## BEGIN Supplied material

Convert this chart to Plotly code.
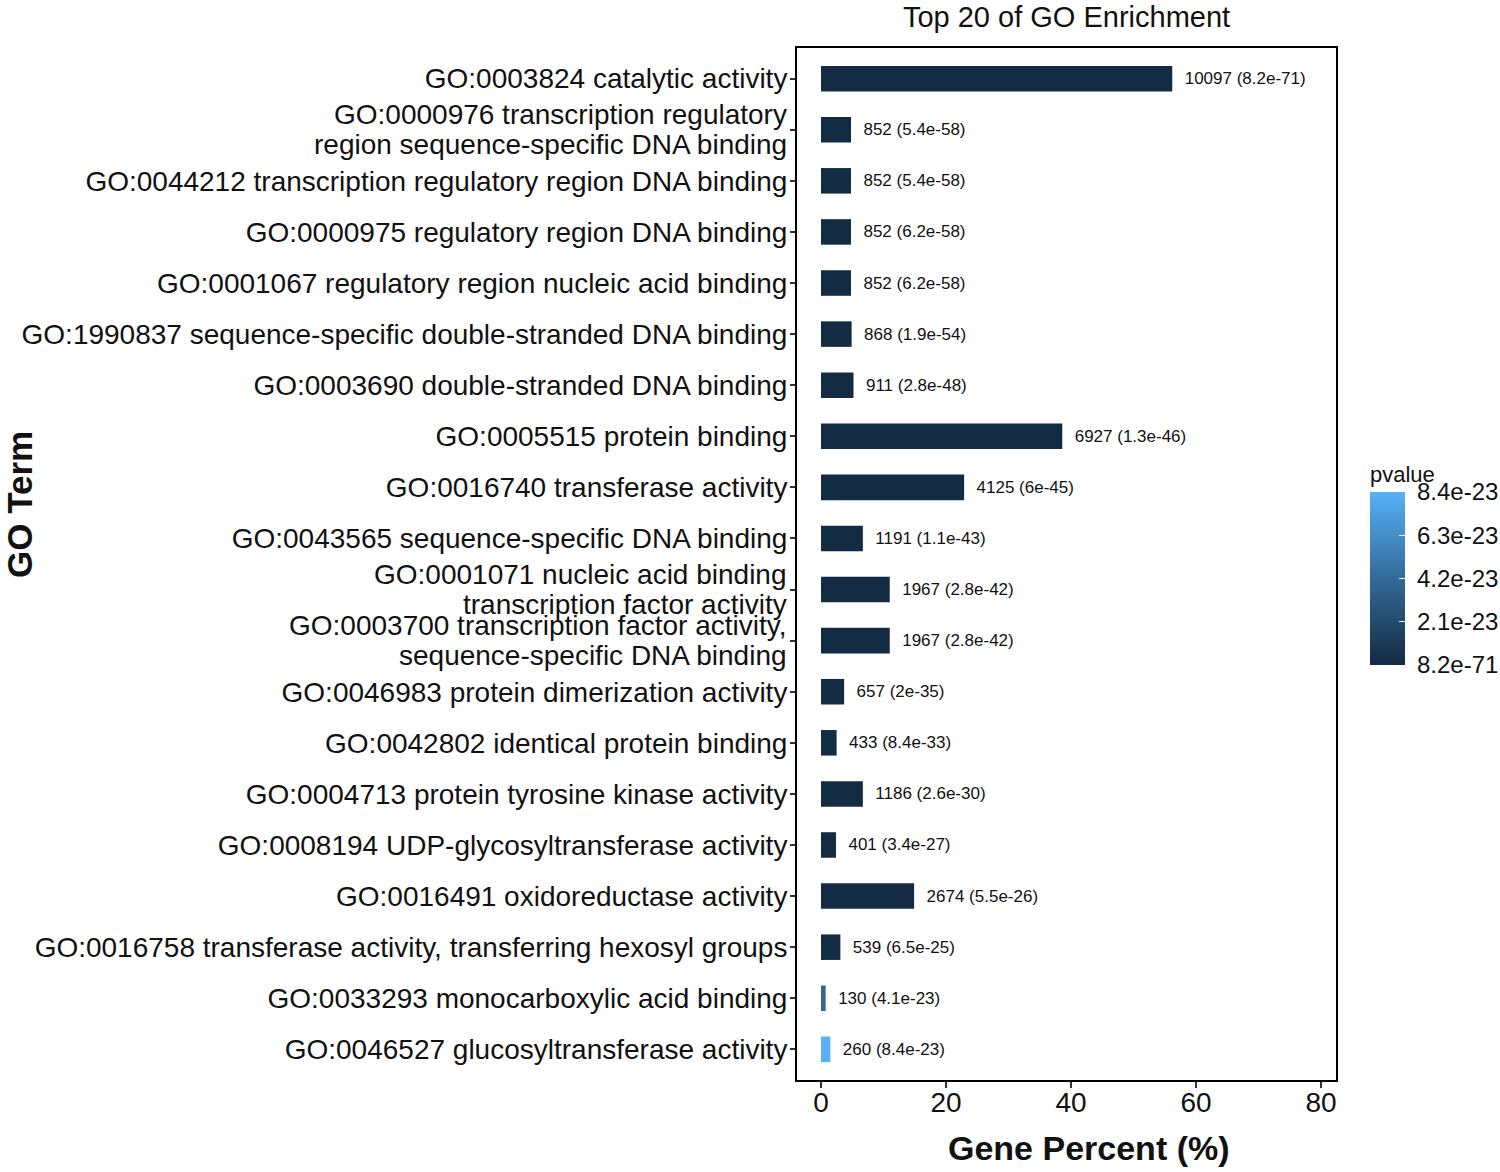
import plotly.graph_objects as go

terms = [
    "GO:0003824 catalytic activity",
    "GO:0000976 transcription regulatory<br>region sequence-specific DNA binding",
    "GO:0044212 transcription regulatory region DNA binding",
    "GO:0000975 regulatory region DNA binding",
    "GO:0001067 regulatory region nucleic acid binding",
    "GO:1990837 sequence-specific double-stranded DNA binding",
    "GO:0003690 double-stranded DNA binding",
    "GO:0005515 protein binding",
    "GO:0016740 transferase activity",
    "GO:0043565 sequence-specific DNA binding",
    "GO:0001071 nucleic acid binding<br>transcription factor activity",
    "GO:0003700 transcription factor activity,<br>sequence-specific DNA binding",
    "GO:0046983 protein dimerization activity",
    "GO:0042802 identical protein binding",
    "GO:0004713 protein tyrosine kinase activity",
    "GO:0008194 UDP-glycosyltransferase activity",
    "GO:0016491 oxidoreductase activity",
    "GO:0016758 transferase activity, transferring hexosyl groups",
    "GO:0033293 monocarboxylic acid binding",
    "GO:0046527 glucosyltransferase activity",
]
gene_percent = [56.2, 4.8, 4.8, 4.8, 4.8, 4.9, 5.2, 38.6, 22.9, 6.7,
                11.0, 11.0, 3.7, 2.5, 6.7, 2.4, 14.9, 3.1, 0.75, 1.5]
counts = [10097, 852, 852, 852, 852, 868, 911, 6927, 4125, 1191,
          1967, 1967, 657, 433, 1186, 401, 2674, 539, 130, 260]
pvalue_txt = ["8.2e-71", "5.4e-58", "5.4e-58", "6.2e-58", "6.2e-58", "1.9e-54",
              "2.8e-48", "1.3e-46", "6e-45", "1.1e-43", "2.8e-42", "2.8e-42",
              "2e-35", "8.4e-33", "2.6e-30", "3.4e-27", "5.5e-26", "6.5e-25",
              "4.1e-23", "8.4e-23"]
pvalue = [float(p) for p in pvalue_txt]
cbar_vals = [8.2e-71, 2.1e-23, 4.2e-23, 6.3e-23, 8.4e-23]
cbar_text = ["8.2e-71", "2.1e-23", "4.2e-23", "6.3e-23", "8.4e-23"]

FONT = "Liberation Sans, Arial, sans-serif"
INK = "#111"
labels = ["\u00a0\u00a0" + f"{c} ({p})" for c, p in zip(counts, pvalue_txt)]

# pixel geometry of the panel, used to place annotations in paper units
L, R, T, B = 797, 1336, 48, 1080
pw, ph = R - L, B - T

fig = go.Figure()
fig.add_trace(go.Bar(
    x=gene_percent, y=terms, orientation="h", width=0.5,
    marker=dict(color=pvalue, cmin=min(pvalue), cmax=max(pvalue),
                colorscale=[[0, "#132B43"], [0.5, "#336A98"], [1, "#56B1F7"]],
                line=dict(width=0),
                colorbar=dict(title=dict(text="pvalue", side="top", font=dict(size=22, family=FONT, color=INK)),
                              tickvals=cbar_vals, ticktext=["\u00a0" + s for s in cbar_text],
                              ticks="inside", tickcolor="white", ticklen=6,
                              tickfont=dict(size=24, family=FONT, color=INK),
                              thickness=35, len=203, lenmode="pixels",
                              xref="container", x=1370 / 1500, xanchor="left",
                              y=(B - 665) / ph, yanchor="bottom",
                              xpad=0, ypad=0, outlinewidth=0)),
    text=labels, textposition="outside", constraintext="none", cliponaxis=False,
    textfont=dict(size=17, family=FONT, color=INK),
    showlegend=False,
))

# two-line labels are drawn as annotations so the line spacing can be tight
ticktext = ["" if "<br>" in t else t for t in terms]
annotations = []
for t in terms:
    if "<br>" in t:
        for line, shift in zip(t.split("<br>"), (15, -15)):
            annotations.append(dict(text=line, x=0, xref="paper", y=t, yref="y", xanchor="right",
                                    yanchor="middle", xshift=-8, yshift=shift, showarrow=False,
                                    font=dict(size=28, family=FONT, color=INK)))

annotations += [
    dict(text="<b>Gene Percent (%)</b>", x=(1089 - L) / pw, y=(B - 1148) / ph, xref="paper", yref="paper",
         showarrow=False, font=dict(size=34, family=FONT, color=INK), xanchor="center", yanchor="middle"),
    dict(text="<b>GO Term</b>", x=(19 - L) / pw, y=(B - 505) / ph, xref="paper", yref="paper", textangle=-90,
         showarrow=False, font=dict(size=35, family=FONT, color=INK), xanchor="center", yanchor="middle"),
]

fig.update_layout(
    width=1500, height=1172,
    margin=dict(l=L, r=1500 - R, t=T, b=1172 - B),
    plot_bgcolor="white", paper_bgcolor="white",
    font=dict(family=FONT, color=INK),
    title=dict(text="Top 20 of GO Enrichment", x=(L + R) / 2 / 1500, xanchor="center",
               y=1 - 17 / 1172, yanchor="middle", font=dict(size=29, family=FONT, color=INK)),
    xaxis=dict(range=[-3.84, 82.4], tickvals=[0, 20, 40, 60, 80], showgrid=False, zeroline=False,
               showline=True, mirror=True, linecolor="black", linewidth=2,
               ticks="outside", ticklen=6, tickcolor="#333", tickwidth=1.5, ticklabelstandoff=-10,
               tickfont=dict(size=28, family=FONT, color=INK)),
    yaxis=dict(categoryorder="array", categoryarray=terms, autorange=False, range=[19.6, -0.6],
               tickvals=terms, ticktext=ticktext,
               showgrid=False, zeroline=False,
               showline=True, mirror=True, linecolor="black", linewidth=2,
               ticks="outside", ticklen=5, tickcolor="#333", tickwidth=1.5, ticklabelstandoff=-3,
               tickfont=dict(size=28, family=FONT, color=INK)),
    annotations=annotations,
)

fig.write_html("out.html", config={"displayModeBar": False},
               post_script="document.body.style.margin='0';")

## END Supplied material

Prompt
Pictures excluded, repeat exactly the lines from the top of the material through the line with "import plotly.graph_objects as go", including both of those lines.

Result for this exercise
Convert this chart to Plotly code.
import plotly.graph_objects as go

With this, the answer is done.